I've made it pretty well known that I think Louisville/Kentucky is as good as it gets in a number of categories, but the rivalry does have one deep, dark, dirty secret: the games usually aren't all that good.
Part of the reason for this is that the Battle for the Bluegrass typically takes place just six or seven weeks into the season, a time when both teams are still trying to figure out who they are and are not playing their best basketball (and when not all that many people are paying attention). On top of that, I think all the emotion involved with the game, especially in recent years, winds up making it something of an outlier. The fans act differently, the players play differently and the officials call the game differently. Sometimes it leads to things like DeMarcus Cousins being DeMarcus Cousins, and other times it leads to something like the free-throw fest of 2011, which was fun for nobody involved.

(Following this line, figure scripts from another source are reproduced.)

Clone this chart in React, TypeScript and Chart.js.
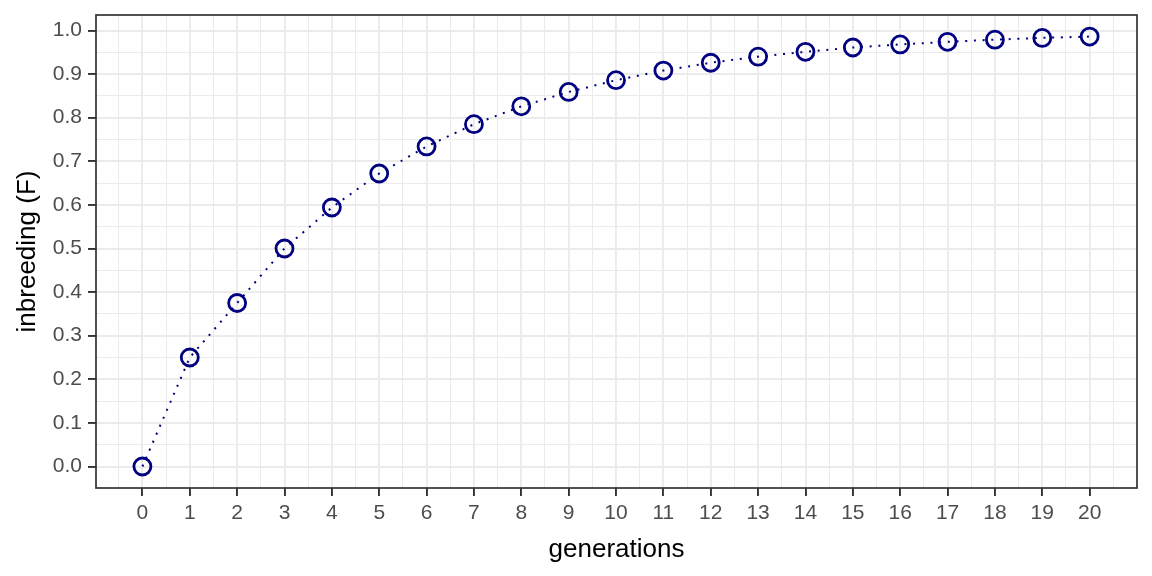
import React, { useEffect, useRef } from "react";
import { Chart, registerables } from "chart.js";

Chart.register(...registerables);

const generations = [0, 1, 2, 3, 4, 5, 6, 7, 8, 9, 10, 11, 12, 13, 14, 15, 16, 17, 18, 19, 20];
const inbreeding = [
  0, 0.25, 0.375, 0.5, 0.594, 0.672, 0.734, 0.785, 0.826, 0.859, 0.886,
  0.908, 0.926, 0.94, 0.951, 0.961, 0.968, 0.974, 0.979, 0.983, 0.986,
];
const xTickValues = [0, 1, 2, 3, 4, 5, 6, 7, 8, 9, 10, 11, 12, 13, 14, 15, 16, 17, 18, 19, 20];
const yTickValues = [0, 0.1, 0.2, 0.3, 0.4, 0.5, 0.6, 0.7, 0.8, 0.9, 1.0];
const xTitle = "generations";
const yTitle = "inbreeding (F)";

const NAVY = "#000080";
const FONT = "'Liberation Sans', Arial, sans-serif";

function withMinor(major: number[], step: number, min: number, max: number) {
  const out: { value: number; major: boolean }[] = [];
  const start = major[0] - step / 2;
  const end = major[major.length - 1] + step / 2;
  for (let i = 0; ; i++) {
    const v = +(start + (i * step) / 2).toFixed(6);
    if (v > end + 1e-9) break;
    if (v < min || v > max) continue;
    const isMajor = major.some((m) => Math.abs(m - v) < 1e-6);
    out.push({ value: v, major: isMajor });
  }
  return out;
}

const X_MIN = -0.98;
const X_MAX = 21;
const Y_MIN = -0.0493;
const Y_MAX = 1.0355;

const xTicksAll = withMinor(xTickValues, 1, X_MIN, X_MAX);
const yTicksAll = withMinor(yTickValues, 0.1, Y_MIN, Y_MAX);

const isMajorX = (v: number) => xTickValues.some((m) => Math.abs(m - v) < 1e-6);
const isMajorY = (v: number) => yTickValues.some((m) => Math.abs(m - v) < 1e-6);

const panelBorder = {
  id: "panelBorder",
  afterDatasetsDraw(chart: any) {
    const { ctx, chartArea } = chart;
    ctx.save();
    ctx.strokeStyle = "#333333";
    ctx.lineWidth = 1.7;
    ctx.strokeRect(chartArea.left, chartArea.top, chartArea.right - chartArea.left, chartArea.bottom - chartArea.top);
    ctx.restore();
  },
};

export default function App() {
  const ref = useRef<HTMLCanvasElement | null>(null);

  useEffect(() => {
    if (!ref.current) return;
    const chart = new Chart(ref.current, {
      type: "line",
      data: {
        datasets: [
          {
            data: generations.map((g, i) => ({ x: g, y: inbreeding[i] })),
            borderColor: NAVY,
            borderWidth: 2,
            borderDash: [2, 6.7],
            backgroundColor: "transparent",
            pointStyle: "circle",
            pointRadius: 8.5,
            pointBorderWidth: 2.8,
            pointBorderColor: NAVY,
            pointBackgroundColor: "transparent",
            fill: false,
            tension: 0,
          },
        ],
      },
      plugins: [panelBorder],
      options: {
        responsive: false,
        animation: false,
        events: [],
        layout: { padding: { left: 0, top: 15, right: 15, bottom: 0 } },
        plugins: { legend: { display: false }, tooltip: { enabled: false } },
        scales: {
          x: {
            type: "linear",
            min: X_MIN,
            max: X_MAX,
            afterBuildTicks: (scale: any) => {
              scale.ticks = xTicksAll.map((t) => ({ value: t.value }));
            },
            afterFit: (scale: any) => {
              scale.height = 88;
              scale.paddingLeft = 0;
              scale.paddingRight = 0;
            },
            border: { display: false },
            grid: {
              color: "#EBEBEB",
              lineWidth: (ctx: any) => (isMajorX(ctx.tick.value) ? 1.9 : 1),
              tickColor: (ctx: any) => (isMajorX(ctx.tick.value) ? "#333333" : "rgba(0,0,0,0)"),
              tickWidth: 1.9,
              tickLength: 8,
              drawTicks: true,
            },
            ticks: {
              autoSkip: false,
              maxRotation: 0,
              padding: 5,
              color: "#4D4D4D",
              font: { family: FONT, size: 21 },
              callback: (v: any) => (isMajorX(Number(v)) ? String(Math.round(Number(v))) : ""),
            },
            title: {
              display: true,
              text: xTitle,
              color: "#000000",
              font: { family: FONT, size: 26 },
              padding: { top: 0, bottom: 11 },
            },
          },
          y: {
            type: "linear",
            min: Y_MIN,
            max: Y_MAX,
            afterBuildTicks: (scale: any) => {
              scale.ticks = yTicksAll.map((t) => ({ value: t.value }));
            },
            afterFit: (scale: any) => {
              scale.width = 96;
              scale.paddingTop = 0;
              scale.paddingBottom = 0;
            },
            border: { display: false },
            grid: {
              color: "#EBEBEB",
              lineWidth: (ctx: any) => (isMajorY(ctx.tick.value) ? 1.9 : 1),
              tickColor: (ctx: any) => (isMajorY(ctx.tick.value) ? "#333333" : "rgba(0,0,0,0)"),
              tickWidth: 1.9,
              tickLength: 8,
              drawTicks: true,
            },
            ticks: {
              autoSkip: false,
              padding: 6,
              color: "#4D4D4D",
              font: { family: FONT, size: 21 },
              callback: (v: any) => (isMajorY(Number(v)) ? Number(v).toFixed(1) : ""),
            },
            title: {
              display: true,
              text: yTitle,
              color: "#000000",
              font: { family: FONT, size: 26 },
              padding: { top: 12, bottom: 0 },
            },
          },
        },
      },
    } as any);
    return () => chart.destroy();
  }, []);

  return (
    <div style={{ position: "fixed", left: 0, top: 0, width: 1152, height: 576, background: "#ffffff" }}>
      <canvas ref={ref} width={1152} height={576} style={{ display: "block" }} />
    </div>
  );
}
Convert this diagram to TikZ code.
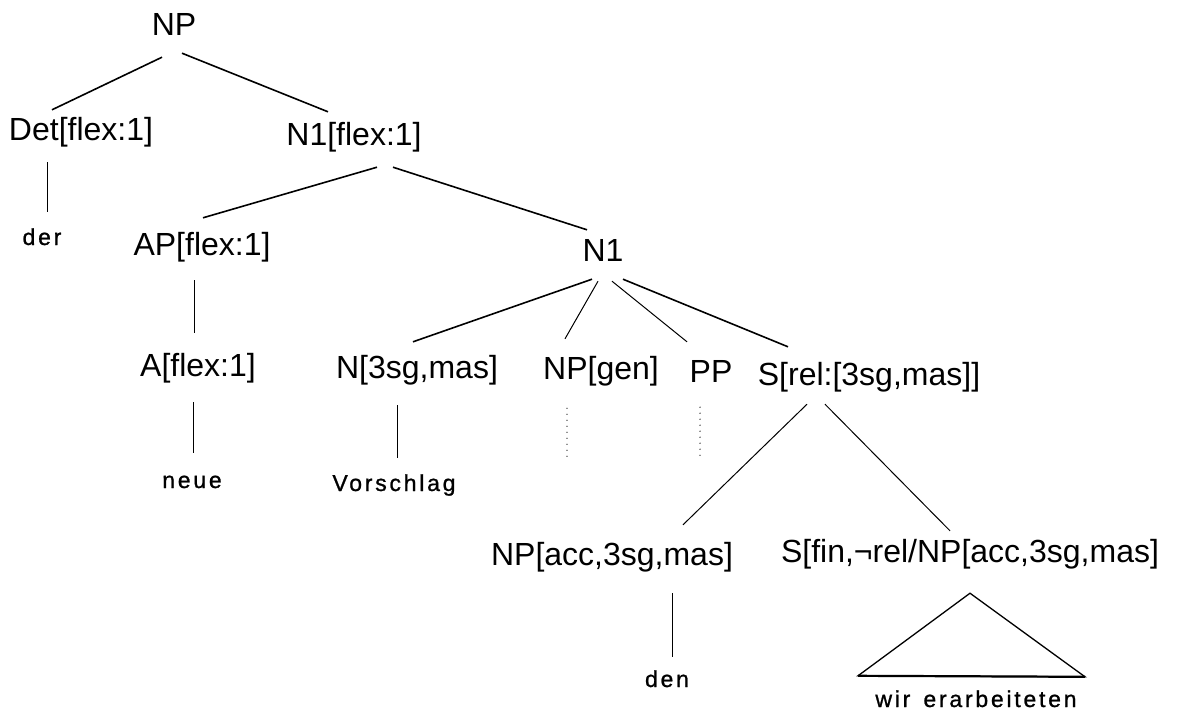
\documentclass[tikz,border=0pt]{standalone}
\usepackage{fontspec}
\setmainfont{Liberation Sans}
\newfontfamily\wordfamily[LetterSpace=12, FakeBold=1]{Liberation Sans}
\usetikzlibrary{positioning}
\tikzstyle{cat} = [font=\fontsize{32}{38}\selectfont, inner sep=0pt, anchor=base, text height=23pt, text depth=0pt]
\tikzstyle{word} = [font=\wordfamily\fontsize{23}{27}\selectfont, inner sep=0pt, anchor=base, text height=14pt, text depth=0pt]
\tikzstyle{branch} = [line width=1.6pt]
\tikzstyle{stem} = [line width=1pt]
\tikzstyle{dots} = [line width=1.4pt, line cap=round, dash pattern=on 0pt off 6pt]

\begin{document}
\begin{tikzpicture}[x=1pt, y=-1pt]
	\useasboundingbox (0,0) rectangle (1178,710);
	% categories
	\node (np) [cat] at (174,35) {NP};
	\node (det) [cat] at (81,140) {Det[flex:1]};
	\node (n1f) [cat] at (354,145) {N1[flex:1]};
	\node (ap) [cat] at (202,255) {AP[flex:1]};
	\node (n1) [cat] at (603,261) {N1};
	\node (a) [cat] at (198,376) {A[flex:1]};
	\node (nsg) [cat] at (417,378) {N[3sg,mas]};
	\node (npgen) [cat] at (601,379) {NP[gen]};
	\node (pp) [cat] at (711,382) {PP};
	\node (srel) [cat] at (869,385) {S[rel:[3sg,mas]]};
	\node (npacc) [cat] at (612,565) {NP[acc,3sg,mas]};
	\node (sfin) [cat] at (970,562) {S[fin,¬rel/NP[acc,3sg,mas]};
	% words
	\node (der) [word] at (42,245) {der};
	\node (neue) [word] at (192,488) {neue};
	\node (vorschlag) [word] at (394,491) {Vorschlag};
	\node (den) [word] at (667,687) {den};
	\node (wir) [word] at (976,707) {wir\hspace{4pt} erarbeiteten};
	\coordinate (genend) at ([xshift=-34pt,yshift=-80pt]npgen.south);
	\coordinate (ppend) at ([xshift=-11pt,yshift=-78pt]pp.south);

	\draw [branch] ([xshift=-12pt,yshift=-22pt]np.south) -- ([xshift=-29pt,yshift=7pt]det.north);
	\draw [branch] ([xshift=8pt,yshift=-18pt]np.south) -- ([xshift=-26pt,yshift=10pt]n1f.north);
	\draw [stem] ([xshift=-34pt,yshift=-22pt]det.south) -- ([xshift=5pt,yshift=19pt]der.north);
	\draw [branch] ([xshift=23pt,yshift=-22pt]n1f.south) -- ([xshift=1pt,yshift=14pt]ap.north);
	\draw [branch] ([xshift=39pt,yshift=-22pt]n1f.south) -- ([xshift=-16pt,yshift=8pt]n1.north);
	\draw [stem] ([xshift=-8pt,yshift=-25pt]ap.south) -- ([xshift=-4pt,yshift=20pt]a.north);
	\draw [stem] ([xshift=-5pt,yshift=-26pt]a.south) -- ([xshift=1pt,yshift=21pt]neue.north);
	\draw [branch] ([xshift=-11pt,yshift=-18pt]n1.south) -- ([xshift=-4pt,yshift=13pt]nsg.north);
	\draw [stem] ([xshift=-5pt,yshift=-20pt]n1.south) -- ([xshift=-36pt,yshift=17pt]npgen.north);
	\draw [stem] ([xshift=9pt,yshift=-20pt]n1.south) -- ([xshift=-24pt,yshift=17pt]pp.north);
	\draw [branch] ([xshift=20pt,yshift=-18pt]n1.south) -- ([xshift=-81pt,yshift=15pt]srel.north);
	\draw [stem] ([xshift=-20pt,yshift=-27pt]nsg.south) -- ([xshift=3pt,yshift=19pt]vorschlag.north);
	\draw [dots] ([xshift=-34pt,yshift=-29pt]npgen.south) -- (genend);
	\draw [dots] ([xshift=-11pt,yshift=-25pt]pp.south) -- (ppend);
	\draw [stem] ([xshift=-62pt,yshift=-19pt]srel.south) -- ([xshift=71pt,yshift=17pt]npacc.north);
	\draw [stem] ([xshift=-44pt,yshift=-19pt]srel.south) -- ([xshift=-20pt,yshift=8pt]sfin.north);
	\draw [stem] ([xshift=60pt,yshift=-28pt]npacc.south) -- ([xshift=5pt,yshift=16pt]den.north);
	\draw [stem, line width=1.3pt, line join=miter] ([yshift=-31pt]sfin.south) -- ([xshift=-118pt,yshift=17pt]wir.north) -- ([xshift=109pt,yshift=16pt]wir.north) -- cycle;
	\draw [branch, line width=2.2pt] ([xshift=-118pt,yshift=17pt]wir.north) -- ([xshift=109pt,yshift=16pt]wir.north);
\end{tikzpicture}
\end{document}
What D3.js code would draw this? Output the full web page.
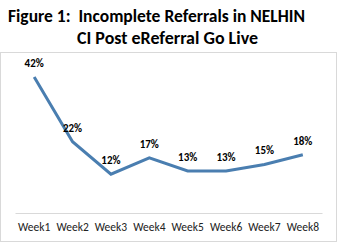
<!DOCTYPE html>
<html>
<head>
<meta charset="utf-8">
<script src="https://cdn.jsdelivr.net/npm/d3@7"></script>
<style>
  body { margin: 0; background: #fff; }
  text { font-family: Carlito, Calibri, Lato, "Open Sans", sans-serif; }
</style>
</head>
<body>
<svg id="chart" width="348" height="244"></svg>
<script>
const weeks = ['Week1', 'Week2', 'Week3', 'Week4', 'Week5', 'Week6', 'Week7', 'Week8'];
const incomplete = [42, 22, 12, 17, 13, 13, 15, 18];
const titleLines = ['Figure 1:  Incomplete Referrals in NELHIN', 'CI Post eReferral Go Live'];

const svg = d3.select("#chart");

// title (two lines, Excel-style bold)
svg.append("text")
    .attr("x", 8).attr("y", 22)
    .attr("font-size", 17).attr("font-weight", "bold")
    .attr("textLength", 297).attr("lengthAdjust", "spacingAndGlyphs")
    .style("white-space", "pre")
    .attr("fill", "#000")
    .text(titleLines[0]);
svg.append("text")
    .attr("x", 77).attr("y", 44)
    .attr("font-size", 17).attr("font-weight", "bold")
    .attr("textLength", 181).attr("lengthAdjust", "spacingAndGlyphs")
    .attr("fill", "#000")
    .text(titleLines[1]);

// chart frame
svg.append("rect")
    .attr("x", 0.5).attr("y", 52.5)
    .attr("width", 336).attr("height", 189)
    .attr("fill", "none")
    .attr("stroke", "#d9d9d9");

const x = d3.scaleBand()
    .domain(weeks)
    .range([15, 322]);

const y = d3.scaleLinear()
    .domain([0, 42])
    .range([213, 77]);

// x axis
const xAxis = svg.append("g")
    .attr("transform", "translate(0,213)")
    .call(d3.axisBottom(x).tickSize(0).tickPadding(10));
xAxis.select(".domain").attr("stroke", "#d9d9d9");
xAxis.selectAll("text")
    .attr("font-size", 11.5)
    .attr("fill", "#222")
    .style("font-family", "Carlito, Calibri, Lato, 'Open Sans', sans-serif");

const line = d3.line()
    .x((d, i) => x(weeks[i]) + x.bandwidth() / 2)
    .y(d => y(d));

svg.append("path")
    .datum(incomplete)
    .attr("fill", "none")
    .attr("stroke", "#4a7eb0")
    .attr("stroke-width", 3)
    .attr("d", line);

// data labels
svg.selectAll(".lbl")
    .data(incomplete)
    .enter().append("text")
    .attr("class", "lbl")
    .attr("x", (d, i) => x(weeks[i]) + x.bandwidth() / 2)
    .attr("y", d => y(d) - 10)
    .attr("text-anchor", "middle")
    .attr("font-size", 11).attr("font-weight", "bold")
    .attr("fill", "#000")
    .text(d => d + "%");
</script>
</body>
</html>
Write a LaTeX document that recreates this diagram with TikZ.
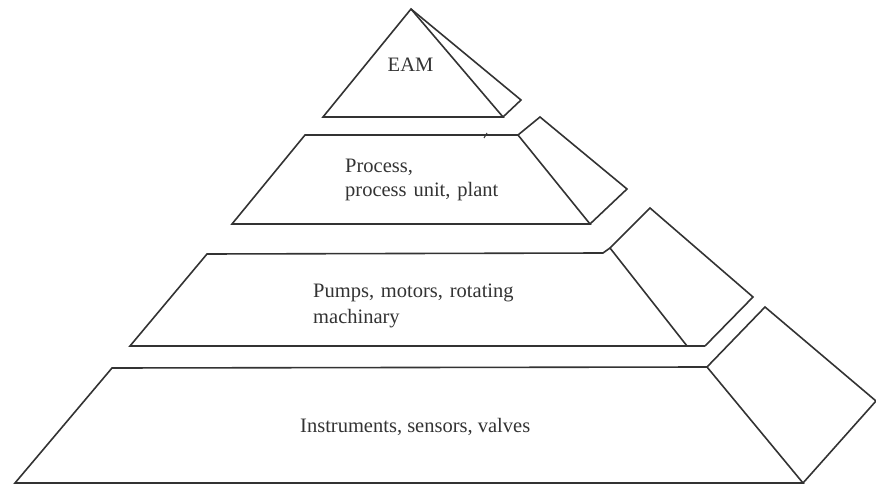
\documentclass[tikz,border=0pt]{standalone}
\usepackage{fontspec}
\setmainfont{Liberation Serif}
\begin{document}
\begin{tikzpicture}[x=1pt,y=-1pt,
  edge/.style={draw=black!80,line width=1.6pt,line join=miter},
  lbl/.style={font=\fontsize{20.5}{25}\selectfont,text=black!80,inner sep=0pt,anchor=base west,align=left}]
\useasboundingbox (0,0) rectangle (876,484);
% level 1
\coordinate (a1) at (411,9);
\coordinate (l1) at (323,117);
\coordinate (r1) at (503,117);
\coordinate (p1) at (521,100);
\draw[edge] (a1) -- (l1) -- (r1) -- cycle;
\draw[edge] (a1) -- (p1) -- (r1);
\node[lbl,anchor=base] (t1) at (410.5,72) {EAM};
% level 2
\coordinate (bl2) at (232,224);
\coordinate (tl2) at (305,135);
\coordinate (tr2) at (518,135);
\coordinate (br2) at (590,224);
\coordinate (pa2) at (540,117);
\coordinate (pb2) at (627,189);
\draw[edge] (bl2) -- (tl2) -- (tr2) -- (br2) -- cycle;
\draw[edge] (tr2) -- (pa2) -- (pb2) -- (br2);
\draw[edge,line width=1pt] (484,138) -- (487,133);
\node[lbl,text width=200pt] (t2) at (345,173) {Process,\\[-1pt]process unit, plant};
% level 3
\coordinate (bl3) at (130,346);
\coordinate (tl3) at (207,254);
\coordinate (tr3) at (603,253);
\coordinate (k3) at (610,248);
\coordinate (ib3) at (687,346);
\coordinate (br3) at (705,346);
\coordinate (pa3) at (650,208);
\coordinate (pb3) at (753,297);
\draw[edge] (br3) -- (bl3) -- (tl3) -- (tr3) -- (k3) -- (ib3);
\draw[edge] (k3) -- (pa3) -- (pb3) -- (br3);
\node[lbl,text width=230pt] (t3) at (313,297) {Pumps, motors, rotating\\[1pt]machinary};
% level 4
\coordinate (bl4) at (15,483);
\coordinate (tl4) at (112,368);
\coordinate (tr4) at (707,367);
\coordinate (br4) at (803,483);
\coordinate (pa4) at (765,307);
\coordinate (pb4) at (876,401);
\draw[edge] (bl4) -- (tl4) -- (tr4) -- (br4) -- cycle;
\draw[edge] (tr4) -- (pa4) -- (pb4) -- (br4);
\node[lbl] (t4) at (300,432) {Instruments, sensors, valves};
\end{tikzpicture}
\end{document}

The rivalry is big on moments -- 1983, the previously mentioned Cousins incident, Edgar Sosa's shot, Patrick Sparks' free-throws, etc. -- but short on quality, 40-minute basketball games.
If you ask rivalry historians what the best game in the series is, most of them are still probably going to go back to the original Dream Game in '83, which is understandable. The game was played at a high level for 40 minutes and featured a shot at the buzzer to send it to overtime. Still, let's not act like the significance of the game -- which wound up being decided by 12 points -- wasn't more about the off-the-court ramifications than it was what took place on it.
When you look back at the best tilts since then, all of them have pretty large flaws. The "Shot Heard 'Round the Commonwealth" game is probably the most memorable for Louisville fans, but don't forget that Sosa's shot only happened because of an atrocious collapse by the Cards in the final minute when all they needed to do was not turn the ball over. The Sparks game had an equally memorable finish, but was totally forgettable before that. Kentucky only had 16 points at halftime and shot just 32 percent for the game, while Louisville turned the ball over at will in the second half and scored just four points over the game's final six minutes.
The other game that gets tossed around a lot is the 2012 Final Four meeting in New Orleans. While Louisville certainly represented itself well and made things interesting with its big second half run, there was still never really a moment where you didn't think that Kentucky had things under control. They took the Cards' best shot, absorbed it, and won by eight.
There's a similar story for every "great" Louisville/Kentucky game. Last year's game was only decided by three points because of a meaningless three at the buzzer, the huge upset in '97 was won by maybe the worst Cardinal team in the last 30 years, the '87 game (won on a UK tip at the buzzer) was just the second of the season for U of L and elicited the same "I'm happy because we have the chance to be good " talk from Denny Crum that you hear from today's losing coaches after their team falls in December. It goes on and on.
The rivalry has become more nationally known in recent years because of the success of both programs, the Rick Pitino/John Calipari relationship and all the other sexy storylines the media has latched onto. What it needs now to take that next step is a high quality, late in the season, 40-minute thriller that the rest of the country is still talking about the next morning.
Although I'd rather see the Cards win by 30 on Friday night.